> [PROBLEM] Seek out every line containing the word "with", and copy each.

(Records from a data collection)
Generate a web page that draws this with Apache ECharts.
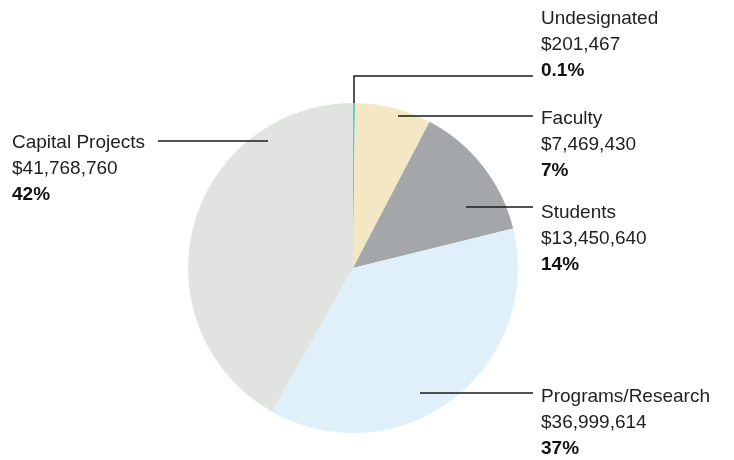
<!DOCTYPE html>
<html>
<head>
<meta charset="utf-8">
<script src="https://cdn.jsdelivr.net/npm/echarts@6/dist/echarts.min.js"></script>
<style>
  html, body { margin: 0; padding: 0; background: #fff; }
  #chart { width: 734px; height: 460px; }
</style>
</head>
<body>
<div id="chart"></div>
<script>
var categories = ['Undesignated', 'Faculty', 'Students', 'Programs/Research', 'Capital Projects'];
var amounts = [201467, 7469430, 13450640, 36999614, 41768760];
var amountLabels = ['$201,467', '$7,469,430', '$13,450,640', '$36,999,614', '$41,768,760'];
var percentLabels = ['0.1%', '7%', '14%', '37%', '42%'];

var colors = ['#5fcfc4', '#f3e8c3', '#a4a7a9', '#dff0fa', '#e0e3df'];

// label placement: text block top-left, and leader line path
var labelPos = [
    { x: 541, y: 6, line: [[354, 103], [354, 76], [533, 76]] },
    { x: 541, y: 106, line: [[398, 116], [533, 116]] },
    { x: 541, y: 200, line: [[466, 207], [533, 207]] },
    { x: 541, y: 384, line: [[420, 393], [533, 393]] },
    { x: 12, y: 130, line: [[268, 141], [158, 141]] }
];

var seriesData = categories.map(function (c, i) {
    return {
        name: c,
        value: amounts[i],
        itemStyle: { color: colors[i] },
        label: {
            formatter: '{n|' + c + '}\n{v|' + amountLabels[i] + '}\n{p|' + percentLabels[i] + '}'
        }
    };
});

// leader lines drawn on top of the slices
var leaders = labelPos.map(function (p) {
    return {
        type: 'polyline',
        z: 100,
        silent: true,
        shape: { points: p.line },
        style: { stroke: '#1a1a1a', lineWidth: 1.5, fill: null }
    };
});

var myChart = echarts.init(document.getElementById('chart'));

var option = {
    animation: false,
    graphic: leaders,
    series: [
        {
            type: 'pie',
            center: [353, 268],
            radius: 165,
            startAngle: 90,
            clockwise: true,
            data: seriesData,
            itemStyle: { borderWidth: 0 },
            emphasis: { disabled: true },
            label: {
                show: true,
                position: 'outside',
                color: '#222',
                fontFamily: 'Liberation Sans, Arial, sans-serif',
                fontSize: 19,
                lineHeight: 26,
                rich: {
                    n: { fontSize: 19, lineHeight: 26, color: '#222' },
                    v: { fontSize: 19, lineHeight: 26, color: '#222' },
                    p: { fontSize: 19, lineHeight: 26, color: '#111', fontWeight: 'bold' }
                }
            },
            labelLine: { show: false },
            labelLayout: function (params) {
                var p = labelPos[params.dataIndex];
                return {
                    x: p.x,
                    y: p.y,
                    align: 'left',
                    verticalAlign: 'top'
                };
            }
        }
    ]
};

myChart.setOption(option);
</script>
</body>
</html>
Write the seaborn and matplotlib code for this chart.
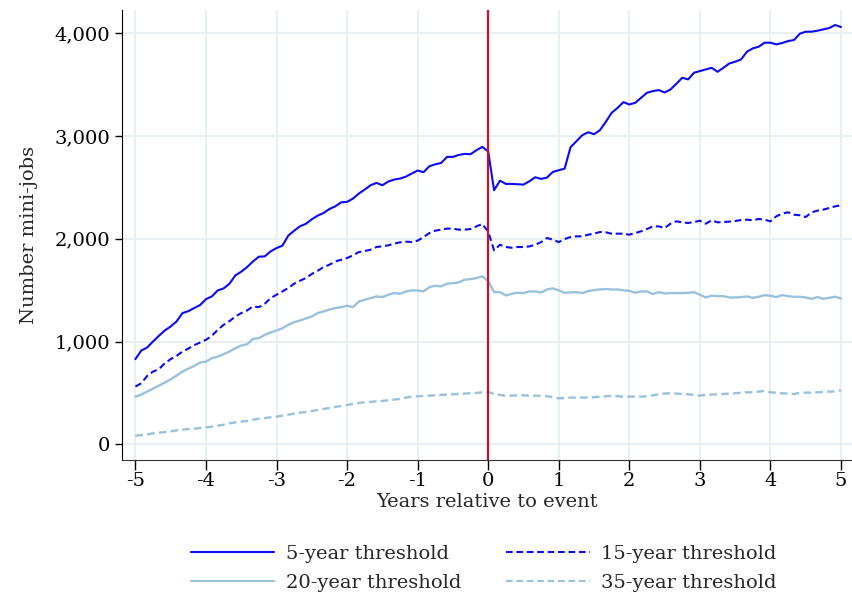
import numpy as np
import pandas as pd
import seaborn as sns
import matplotlib.pyplot as plt
from matplotlib.ticker import FuncFormatter

# months relative to event, -60 .. 60
months = list(range(-60, 61))

five_year = [829, 913, 942, 1001, 1056, 1108, 1147, 1196, 1277, 1296,
             1326, 1355, 1413, 1439, 1498, 1517, 1563, 1644, 1680, 1725,
             1780, 1826, 1829, 1878, 1910, 1933, 2031, 2079, 2122, 2146,
             2190, 2225, 2251, 2290, 2316, 2355, 2359, 2391, 2440, 2479,
             2521, 2544, 2521, 2557, 2576, 2586, 2605, 2635, 2664, 2648,
             2706, 2725, 2738, 2797, 2797, 2816, 2826, 2823, 2862, 2894,
             2850, 2472, 2566, 2534, 2534, 2531, 2527, 2560, 2599, 2583,
             2596, 2651, 2667, 2683, 2891, 2949, 3008, 3037, 3018, 3057,
             3138, 3226, 3274, 3330, 3307, 3323, 3372, 3421, 3437, 3447,
             3424, 3453, 3508, 3567, 3551, 3616, 3632, 3648, 3664, 3625,
             3664, 3706, 3723, 3745, 3820, 3853, 3869, 3908, 3908, 3892,
             3905, 3924, 3934, 3996, 4015, 4015, 4025, 4038, 4051, 4080,
             4061]

fifteen_year = [562, 594, 666, 708, 731, 790, 829, 861, 903, 932,
                965, 991, 1017, 1056, 1114, 1163, 1199, 1244, 1277, 1303,
                1342, 1335, 1368, 1423, 1456, 1488, 1521, 1563, 1592, 1618,
                1658, 1689, 1725, 1748, 1780, 1796, 1813, 1839, 1871, 1881,
                1894, 1920, 1927, 1936, 1953, 1966, 1972, 1969, 1982, 2017,
                2056, 2079, 2089, 2099, 2099, 2089, 2089, 2095, 2121, 2144,
                2070, 1887, 1942, 1920, 1913, 1920, 1920, 1926, 1942, 1968,
                2008, 1991, 1968, 1998, 2017, 2024, 2024, 2040, 2050, 2066,
                2063, 2050, 2050, 2050, 2040, 2056, 2073, 2095, 2121, 2121,
                2105, 2147, 2170, 2160, 2154, 2163, 2176, 2147, 2180, 2160,
                2163, 2167, 2173, 2183, 2186, 2180, 2193, 2186, 2170, 2219,
                2245, 2258, 2235, 2229, 2212, 2258, 2274, 2284, 2300, 2316,
                2326]

twenty_year = [464, 484, 513, 542, 571, 601, 633, 669, 708, 737,
               763, 796, 805, 838, 854, 877, 903, 935, 961, 974,
               1026, 1033, 1065, 1088, 1108, 1130, 1163, 1189, 1205, 1225,
               1244, 1277, 1293, 1312, 1325, 1335, 1348, 1335, 1390, 1407,
               1423, 1439, 1433, 1455, 1472, 1465, 1488, 1498, 1498, 1488,
               1530, 1543, 1537, 1563, 1569, 1576, 1602, 1608, 1618, 1634,
               1590, 1481, 1481, 1449, 1465, 1475, 1472, 1488, 1488, 1478,
               1507, 1517, 1498, 1475, 1478, 1481, 1472, 1491, 1501, 1507,
               1511, 1507, 1507, 1498, 1494, 1475, 1488, 1488, 1462, 1481,
               1468, 1472, 1472, 1472, 1475, 1481, 1455, 1429, 1446, 1442,
               1442, 1429, 1429, 1433, 1439, 1426, 1436, 1452, 1446, 1433,
               1452, 1442, 1436, 1436, 1429, 1416, 1433, 1416, 1426, 1436,
               1420]

thirtyfive_year = [84, 91, 97, 107, 113, 120, 126, 136, 143, 149,
                   152, 159, 165, 172, 182, 191, 204, 214, 221, 227,
                   240, 250, 256, 263, 269, 279, 289, 299, 308, 315,
                   325, 334, 344, 354, 364, 373, 383, 393, 403, 409,
                   412, 419, 422, 429, 435, 442, 455, 464, 468, 471,
                   474, 477, 481, 484, 487, 490, 494, 497, 500, 507,
                   510, 490, 481, 471, 474, 477, 477, 474, 474, 471,
                   468, 461, 448, 451, 455, 455, 455, 455, 458, 464,
                   468, 471, 468, 464, 464, 464, 464, 468, 477, 487,
                   494, 497, 494, 490, 487, 481, 474, 481, 484, 487,
                   490, 494, 497, 503, 507, 507, 513, 520, 507, 500,
                   497, 494, 490, 500, 503, 503, 507, 510, 513, 516,
                   526]

series_names = ["5-year threshold", "15-year threshold",
                "20-year threshold", "35-year threshold"]
x_ticks = [-5, -4, -3, -2, -1, 0, 1, 2, 3, 4, 5]
y_ticks = [0, 1000, 2000, 3000, 4000]

df = pd.concat([
    pd.DataFrame({"years": np.array(months) / 12, "count": vals, "series": name})
    for name, vals in zip(series_names, [five_year, fifteen_year, twenty_year, thirtyfive_year])
])

sns.set_style("white")
plt.rcParams["font.family"] = ["DejaVu Serif"]

fig = plt.figure(figsize=(8.53, 6.01), dpi=100)
ax = fig.add_axes([0.143, 0.235, 0.857, 0.749])

blue = "#0A0AF5"
light = "#98C1DC"
palette = {series_names[0]: blue, series_names[1]: blue,
           series_names[2]: light, series_names[3]: light}
dashes = {series_names[0]: "", series_names[1]: (3.2, 1.8),
          series_names[2]: "", series_names[3]: (3.2, 1.8)}

sns.lineplot(data=df, x="years", y="count", hue="series", style="series",
             palette=palette, dashes=dashes, linewidth=1.5, ax=ax)
for line in ax.get_lines()[2:4]:
    line.set_linewidth(1.7)

ax.axvline(0, color="#C8102E", lw=1.6, zorder=5)

ax.set_xlim(-5.19, 5.17)
ax.set_ylim(-150, 4230)
ax.set_xticks(x_ticks)
ax.set_yticks(y_ticks)
ax.xaxis.set_major_formatter(FuncFormatter(lambda v, p: f"{int(v)}"))
ax.yaxis.set_major_formatter(FuncFormatter(lambda v, p: f"{int(v):,}"))
ax.grid(True, color="#E9F0F3", lw=1.4)
ax.set_axisbelow(True)

for s in ["top", "right"]:
    ax.spines[s].set_visible(False)
ax.spines["left"].set_color("black")
ax.spines["bottom"].set_color("#333333")
ax.tick_params(axis="both", direction="out", length=5, width=1, labelsize=14,
               bottom=True, left=True, colors="black")
ax.tick_params(axis="x", length=7, pad=2)

ax.set_xlabel("Years relative to event", fontsize=14, labelpad=2)
ax.set_ylabel("Number mini-jobs", fontsize=14, labelpad=12)

# legend fills by column, so reorder to get 5/15 on the first row
handles, labels = ax.get_legend_handles_labels()
order = [0, 2, 1, 3]
ax.legend([handles[i] for i in order], [labels[i] for i in order], ncol=2,
          frameon=False, fontsize=14, loc="center",
          bbox_to_anchor=(0.567, 0.054), bbox_transform=fig.transFigure,
          handlelength=4.3, handletextpad=0.6, columnspacing=2.3, labelspacing=0.55)

fig.savefig("out.png", dpi=100)
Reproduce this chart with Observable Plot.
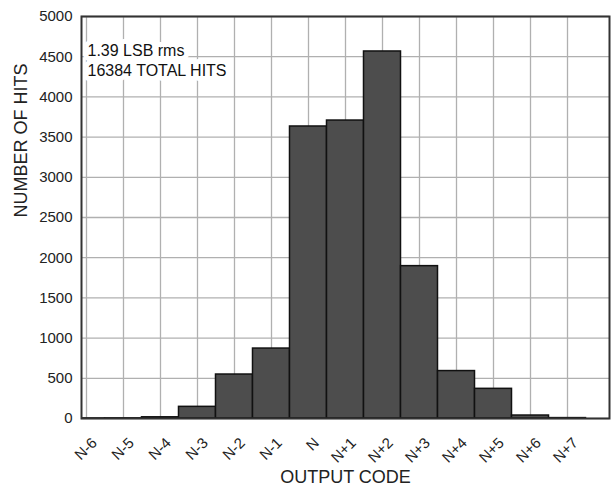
<!DOCTYPE html>
<html>
<head>
<meta charset="utf-8">
<script src="https://cdn.jsdelivr.net/npm/d3@7"></script>
<script src="https://cdn.jsdelivr.net/npm/@observablehq/plot@0.6"></script>
<style>
  html, body { margin: 0; padding: 0; background: #fff; }
  svg { display: block; }
</style>
</head>
<body>
<div id="chart"></div>
<script>
const categories = ["N-6","N-5","N-4","N-3","N-2","N-1","N","N+1","N+2","N+3","N+4","N+5","N+6","N+7"];
const hits = [1, 2, 15, 145, 547, 870, 3632, 3706, 4565, 1895, 590, 369, 37, 5];
const yTicks = [0, 500, 1000, 1500, 2000, 2500, 3000, 3500, 4000, 4500, 5000];
const notes = ["1.39 LSB rms\n16384 TOTAL HITS"];

const data = categories.map((c, i) => ({code: c, i, hits: hits[i]}));
const idx = categories.map((c, i) => i);
const font = "'Liberation Sans', Arial, Helvetica, sans-serif";

const chart = Plot.plot({
  width: 611,
  height: 488,
  marginTop: 16,
  marginRight: 2,
  marginBottom: 70,
  marginLeft: 81,
  style: {fontFamily: font, fontSize: "15px", color: "#222", background: "#fff"},
  x: {type: "linear", domain: [-0.135, 14.135]},
  y: {domain: [0, 5000]},
  marks: [
    Plot.gridX(idx, {stroke: "#b0b0b0", strokeOpacity: 1, strokeWidth: 1.3}),
    Plot.gridY(yTicks, {stroke: "#b0b0b0", strokeOpacity: 1, strokeWidth: 1.3}),
    Plot.text(notes, {
      frameAnchor: "top-left", dx: 6, dy: 25.7, lineAnchor: "top",
      fontSize: 16, lineHeight: 1.25, fill: "#111",
      stroke: "white", strokeWidth: 10, strokeLinejoin: "round", paintOrder: "stroke"
    }),
    Plot.rectY(data, {
      x1: d => d.i - 0.5, x2: d => d.i + 0.5, y: "hits",
      fill: "#4d4d4d", stroke: "#111", strokeWidth: 1.5, clip: true
    }),
    Plot.frame({stroke: "#333", strokeWidth: 2}),
    Plot.axisY(yTicks, {
      tickSize: 0, tickPadding: 9, fontSize: 15, tickFormat: d => String(d),
      label: null
    }),
    Plot.text(["NUMBER OF HITS"], {
      frameAnchor: "left", dx: -60, rotate: -90, fontSize: 18, fill: "#222"
    }),
    Plot.axisX(idx, {
      tickSize: 0, tickRotate: -45, tickFormat: i => categories[i],
      fontSize: 15, dx: 8, dy: 10,
      label: null
    }),
    Plot.text(["OUTPUT CODE"], {
      frameAnchor: "bottom", dy: 64, fontSize: 18, lineAnchor: "bottom", fill: "#222"
    })
  ]
});
document.getElementById("chart").appendChild(chart);
</script>
</body>
</html>
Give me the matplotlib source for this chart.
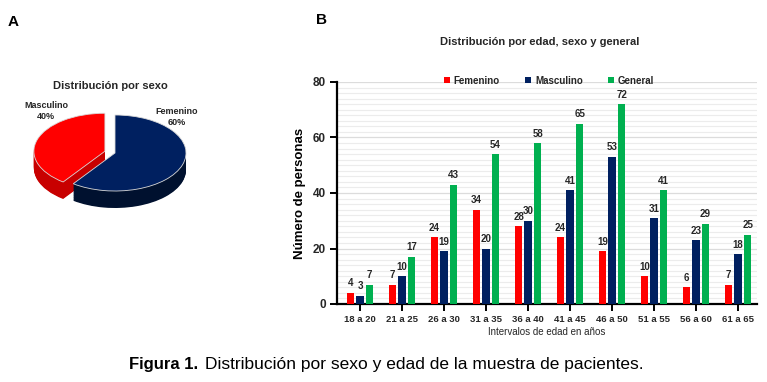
import matplotlib
matplotlib.use("Agg")
import matplotlib.pyplot as plt
import numpy as np

plt.rcParams['font.family'] = ['Liberation Sans', 'DejaVu Sans']

# ---- data ----
pie_labels = ["Femenino", "Masculino"]
pie_values = [60, 40]

categories = ["18 a 20", "21 a 25", "26 a 30", "31 a 35", "36 a 40",
              "41 a 45", "46 a 50", "51 a 55", "56 a 60", "61 a 65"]
femenino = [4, 7, 24, 34, 28, 24, 19, 10, 6, 7]
masculino = [3, 10, 19, 20, 30, 41, 53, 31, 23, 18]
general = [7, 17, 43, 54, 58, 65, 72, 41, 29, 25]
series_names = ["Femenino", "Masculino", "General"]
yticks = [0, 20, 40, 60, 80]

W, H = 767, 382
fig = plt.figure(figsize=(W / 100, H / 100), dpi=100)

def fx(px):
    return px / W

def fy(py):
    return 1 - py / H

RED = "#FF0000"
NAVY = "#002060"
GREEN = "#00B050"
TXT = "#262626"

# ---- panel labels ----
fig.text(fx(8), fy(22), "A", fontsize=11, fontweight="bold", va="center", ha="left")
fig.text(fx(316), fy(20), "B", fontsize=11, fontweight="bold", va="center", ha="left")

# ---- pie (pseudo 3D) ----
ax_l, ax_r, ax_t, ax_b = 10, 230, 95, 235
cx, cy = 115, 153
rx, ry = 71.0, 38.0
axp = fig.add_axes([fx(ax_l), fy(ax_b), fx(ax_r - ax_l), (ax_b - ax_t) / H])
top_cols = [NAVY, RED]
side_cols = ["#00112f", "#c80000"]
explode = [0.0, 0.15]
depth = 17 / ry
nlay = 24
for k in range(nlay, 0, -1):
    off = depth * k / nlay
    axp.pie(pie_values, startangle=90, counterclock=False, colors=side_cols,
            explode=explode, center=(0, -off), radius=1.0,
            wedgeprops=dict(edgecolor="none", linewidth=0))
axp.pie(pie_values, startangle=90, counterclock=False, colors=top_cols,
        explode=explode, center=(0, 0), radius=1.0,
        wedgeprops=dict(edgecolor="#d9d9d9", linewidth=0.6))
axp.set_aspect("auto")
axp.set_xlim((ax_l - cx) / rx, (ax_r - cx) / rx)
axp.set_ylim(-(ax_b - cy) / ry, (cy - ax_t) / ry)
axp.axis("off")

fig.text(fx(110), fy(86), "Distribución por sexo", fontsize=8, fontweight="bold",
         ha="center", va="center", color=TXT)
fig.text(fx(46), fy(111), f"{pie_labels[1]}\n{pie_values[1]}%", fontsize=6.5,
         fontweight="bold", ha="center", va="center", color=TXT, linespacing=1.3)
fig.text(fx(177), fy(117), f"{pie_labels[0]}\n{pie_values[0]}%", fontsize=6.5,
         fontweight="bold", ha="center", va="center", color=TXT, linespacing=1.3)

# ---- bar chart ----
L, R, T, B = 337, 757, 82, 304
ax = fig.add_axes([fx(L), fy(B), fx(R - L), (B - T) / H])
x = np.arange(len(categories))
off = 0.226
bw = 0.18
cols = [RED, NAVY, GREEN]
data = [femenino, masculino, general]
for i, (vals, c, name) in enumerate(zip(data, cols, series_names)):
    xs = x + (i - 1) * off
    ax.bar(xs, vals, width=bw, color=c, label=name, zorder=3)
    for xv, v in zip(xs, vals):
        ax.text(xv, v + 1.6, str(v), ha="center", va="bottom", fontsize=7,
                fontweight="bold", color=TXT, zorder=4)

ax.set_xlim(-0.55, 9.45)
ax.set_ylim(0, 80)
ax.set_yticks(yticks)
ax.set_yticks(np.arange(0, 81, 2), minor=True)
ax.grid(axis="y", which="minor", color="#ececec", linewidth=0.8, zorder=0)
ax.grid(axis="y", which="major", color="#dcdcdc", linewidth=0.9, zorder=0)
ax.set_xticks(x)
ax.set_xticklabels(categories, fontsize=6.8, fontweight="bold", color=TXT)
ax.tick_params(axis="y", which="minor", length=0)
ax.tick_params(axis="y", which="major", labelsize=8.5, length=5, width=1.4, pad=3)
for lab in ax.get_yticklabels():
    lab.set_fontweight("bold")
    lab.set_color(TXT)
ax.tick_params(axis="x", length=5, width=1.4, pad=3)
for s in ["top", "right"]:
    ax.spines[s].set_visible(False)
for s in ["left", "bottom"]:
    ax.spines[s].set_linewidth(1.6)
    ax.spines[s].set_color("black")
ax.set_ylabel("Número de personas", fontsize=9.5, fontweight="bold", labelpad=5)
ax.set_xlabel("Intervalos de edad en años", fontsize=7, color=TXT, labelpad=2)
leg = ax.legend(loc="upper center", bbox_to_anchor=(0.505, 1.068), ncol=3, frameon=False,
                handlelength=0.6, handleheight=0.6, columnspacing=2.6,
                handletextpad=0.4, prop=dict(weight="bold", size=7))
for t in leg.get_texts():
    t.set_color(TXT)

fig.text(fx(540), fy(42), "Distribución por edad, sexo y general", fontsize=8,
         fontweight="bold", ha="center", va="center", color=TXT)

# ---- caption ----
fig.text(fx(129), fy(364), "Figura 1.", fontsize=12, fontweight="bold",
         ha="left", va="center")
fig.text(fx(205), fy(364), "Distribución por sexo y edad de la muestra de pacientes.",
         fontsize=12.5, ha="left", va="center")

fig.savefig("out.png", dpi=100)
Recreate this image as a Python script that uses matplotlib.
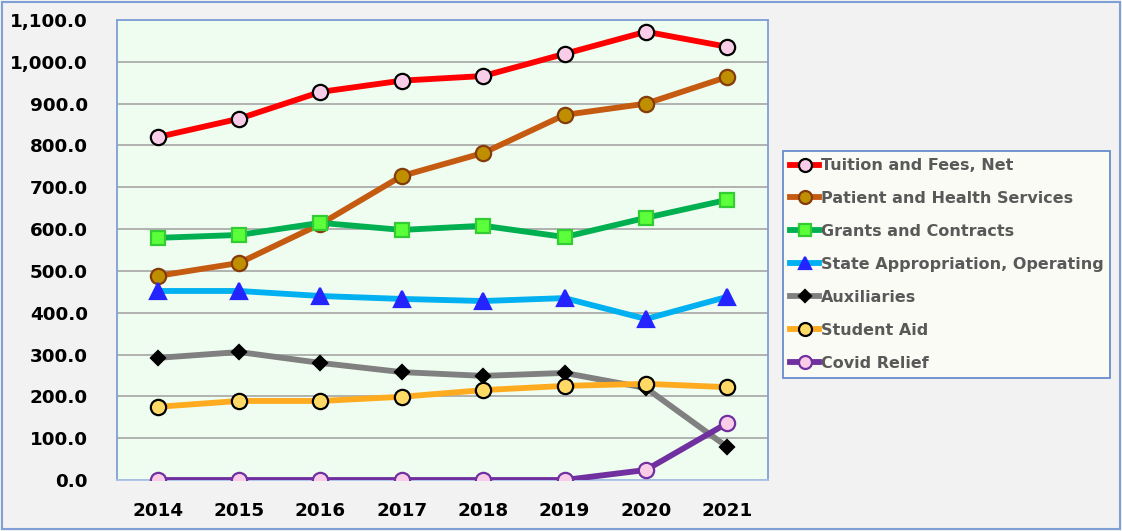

> [THE RESULT]
Generate a web page that draws this with Apache ECharts.
Reproduce this chart with Observable Plot.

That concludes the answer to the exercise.